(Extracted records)
━━━━━━━━

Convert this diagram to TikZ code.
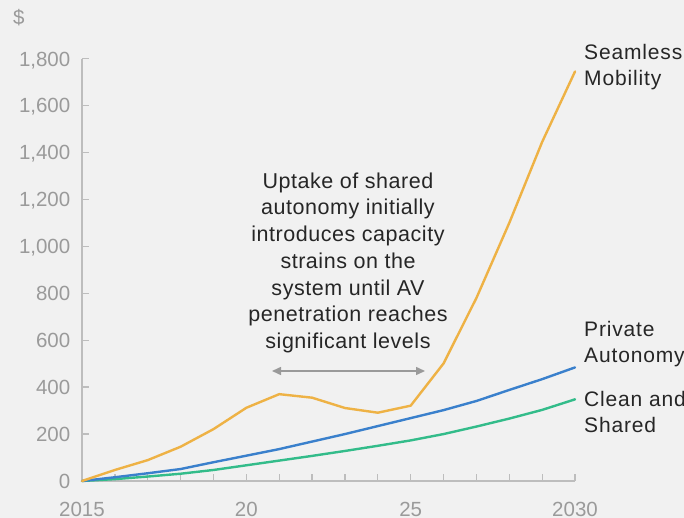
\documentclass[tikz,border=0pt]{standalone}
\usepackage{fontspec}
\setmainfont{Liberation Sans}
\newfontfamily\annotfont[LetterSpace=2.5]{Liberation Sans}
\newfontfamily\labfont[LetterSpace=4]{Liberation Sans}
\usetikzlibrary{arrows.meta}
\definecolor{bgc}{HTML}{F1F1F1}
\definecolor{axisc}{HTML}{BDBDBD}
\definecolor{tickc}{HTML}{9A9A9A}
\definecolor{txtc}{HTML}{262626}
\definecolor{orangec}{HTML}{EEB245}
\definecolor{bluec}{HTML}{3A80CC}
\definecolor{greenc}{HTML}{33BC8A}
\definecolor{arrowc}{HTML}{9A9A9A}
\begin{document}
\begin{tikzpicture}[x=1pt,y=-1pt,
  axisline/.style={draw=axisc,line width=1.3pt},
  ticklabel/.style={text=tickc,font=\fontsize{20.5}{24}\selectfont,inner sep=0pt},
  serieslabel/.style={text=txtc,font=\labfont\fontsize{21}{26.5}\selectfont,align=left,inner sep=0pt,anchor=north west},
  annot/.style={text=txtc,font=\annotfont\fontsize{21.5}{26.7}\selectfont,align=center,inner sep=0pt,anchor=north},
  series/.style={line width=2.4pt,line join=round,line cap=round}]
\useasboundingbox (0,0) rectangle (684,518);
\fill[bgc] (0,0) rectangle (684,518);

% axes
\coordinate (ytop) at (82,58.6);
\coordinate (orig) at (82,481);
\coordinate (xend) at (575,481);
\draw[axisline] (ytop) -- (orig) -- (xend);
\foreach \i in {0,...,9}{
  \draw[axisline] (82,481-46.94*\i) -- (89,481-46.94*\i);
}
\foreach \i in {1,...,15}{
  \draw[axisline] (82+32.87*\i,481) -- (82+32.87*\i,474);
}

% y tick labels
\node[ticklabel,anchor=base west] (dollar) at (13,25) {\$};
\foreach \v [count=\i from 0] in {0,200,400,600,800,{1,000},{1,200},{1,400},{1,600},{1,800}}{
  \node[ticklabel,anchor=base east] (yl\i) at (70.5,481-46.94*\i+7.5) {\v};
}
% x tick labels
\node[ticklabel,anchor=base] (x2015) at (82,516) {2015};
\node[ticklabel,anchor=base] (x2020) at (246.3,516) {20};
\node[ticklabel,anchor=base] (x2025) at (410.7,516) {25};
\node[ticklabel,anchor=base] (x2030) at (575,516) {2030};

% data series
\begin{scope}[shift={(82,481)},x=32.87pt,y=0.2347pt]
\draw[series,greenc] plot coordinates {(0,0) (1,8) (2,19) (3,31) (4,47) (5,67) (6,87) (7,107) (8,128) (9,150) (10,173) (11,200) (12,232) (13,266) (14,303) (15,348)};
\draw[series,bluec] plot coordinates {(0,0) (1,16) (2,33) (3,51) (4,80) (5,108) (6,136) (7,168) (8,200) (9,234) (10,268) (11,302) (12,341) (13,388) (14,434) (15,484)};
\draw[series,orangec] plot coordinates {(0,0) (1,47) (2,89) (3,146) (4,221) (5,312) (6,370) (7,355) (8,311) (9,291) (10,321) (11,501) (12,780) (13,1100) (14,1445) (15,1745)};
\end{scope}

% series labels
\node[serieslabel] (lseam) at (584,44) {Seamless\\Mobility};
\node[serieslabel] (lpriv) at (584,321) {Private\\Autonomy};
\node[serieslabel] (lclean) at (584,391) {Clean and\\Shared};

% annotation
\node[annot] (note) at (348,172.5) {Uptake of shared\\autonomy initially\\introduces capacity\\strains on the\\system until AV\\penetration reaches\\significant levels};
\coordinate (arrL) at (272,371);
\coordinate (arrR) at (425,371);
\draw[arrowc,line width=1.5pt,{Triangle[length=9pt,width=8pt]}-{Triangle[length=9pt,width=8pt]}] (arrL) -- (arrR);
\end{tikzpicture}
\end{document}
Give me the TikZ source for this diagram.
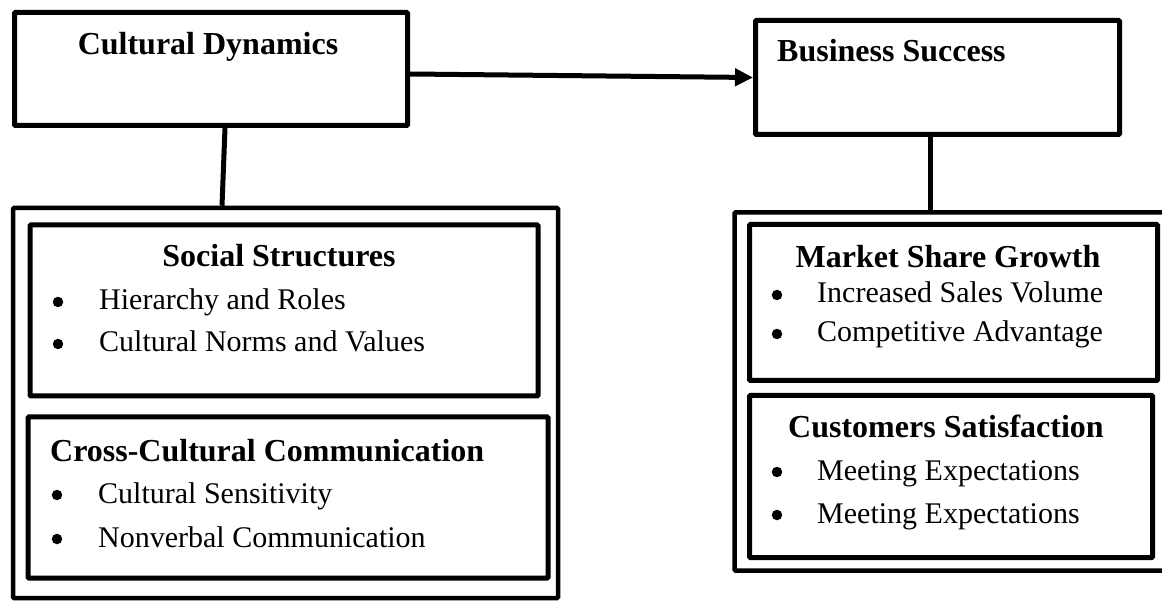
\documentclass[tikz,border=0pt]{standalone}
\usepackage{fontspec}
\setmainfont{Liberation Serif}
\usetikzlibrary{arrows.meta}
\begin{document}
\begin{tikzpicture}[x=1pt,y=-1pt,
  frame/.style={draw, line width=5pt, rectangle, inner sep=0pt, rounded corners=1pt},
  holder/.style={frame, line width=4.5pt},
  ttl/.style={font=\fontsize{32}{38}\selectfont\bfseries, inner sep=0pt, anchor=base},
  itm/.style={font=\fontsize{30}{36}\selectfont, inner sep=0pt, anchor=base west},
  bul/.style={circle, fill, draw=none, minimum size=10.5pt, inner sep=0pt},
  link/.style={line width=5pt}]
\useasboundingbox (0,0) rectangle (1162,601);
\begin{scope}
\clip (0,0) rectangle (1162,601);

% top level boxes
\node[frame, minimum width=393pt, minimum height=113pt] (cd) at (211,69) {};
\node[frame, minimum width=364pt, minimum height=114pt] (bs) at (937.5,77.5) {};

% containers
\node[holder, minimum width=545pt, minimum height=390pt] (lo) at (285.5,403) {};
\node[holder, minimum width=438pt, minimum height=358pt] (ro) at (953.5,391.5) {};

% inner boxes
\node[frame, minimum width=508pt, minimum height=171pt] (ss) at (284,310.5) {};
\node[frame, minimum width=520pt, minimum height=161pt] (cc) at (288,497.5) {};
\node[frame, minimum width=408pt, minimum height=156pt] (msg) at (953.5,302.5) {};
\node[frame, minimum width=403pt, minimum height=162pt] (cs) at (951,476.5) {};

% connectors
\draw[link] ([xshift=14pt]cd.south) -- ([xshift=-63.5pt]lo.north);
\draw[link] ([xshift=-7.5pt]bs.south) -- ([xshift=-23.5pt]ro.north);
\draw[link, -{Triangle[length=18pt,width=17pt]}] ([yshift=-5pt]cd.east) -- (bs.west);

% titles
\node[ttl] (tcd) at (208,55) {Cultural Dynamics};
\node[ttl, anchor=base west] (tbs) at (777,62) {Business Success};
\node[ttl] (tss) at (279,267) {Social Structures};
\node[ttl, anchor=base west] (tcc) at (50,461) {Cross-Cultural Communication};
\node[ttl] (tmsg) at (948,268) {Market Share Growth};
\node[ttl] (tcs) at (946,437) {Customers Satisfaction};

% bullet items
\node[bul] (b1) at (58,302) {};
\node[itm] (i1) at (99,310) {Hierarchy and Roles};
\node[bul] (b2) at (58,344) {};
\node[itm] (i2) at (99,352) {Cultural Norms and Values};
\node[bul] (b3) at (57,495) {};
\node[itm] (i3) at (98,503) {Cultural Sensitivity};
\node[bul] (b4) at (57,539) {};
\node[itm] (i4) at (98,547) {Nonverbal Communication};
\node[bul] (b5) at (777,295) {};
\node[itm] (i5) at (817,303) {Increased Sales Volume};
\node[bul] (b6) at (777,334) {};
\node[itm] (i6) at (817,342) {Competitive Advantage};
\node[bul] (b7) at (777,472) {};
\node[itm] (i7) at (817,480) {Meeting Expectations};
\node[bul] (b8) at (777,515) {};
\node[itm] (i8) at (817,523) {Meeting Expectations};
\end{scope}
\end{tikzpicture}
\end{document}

━━━━━━━━

**Instruction**
From the listing above, return each line with the word "this".

**Final answer**
Convert this diagram to TikZ code.
Give me the TikZ source for this diagram.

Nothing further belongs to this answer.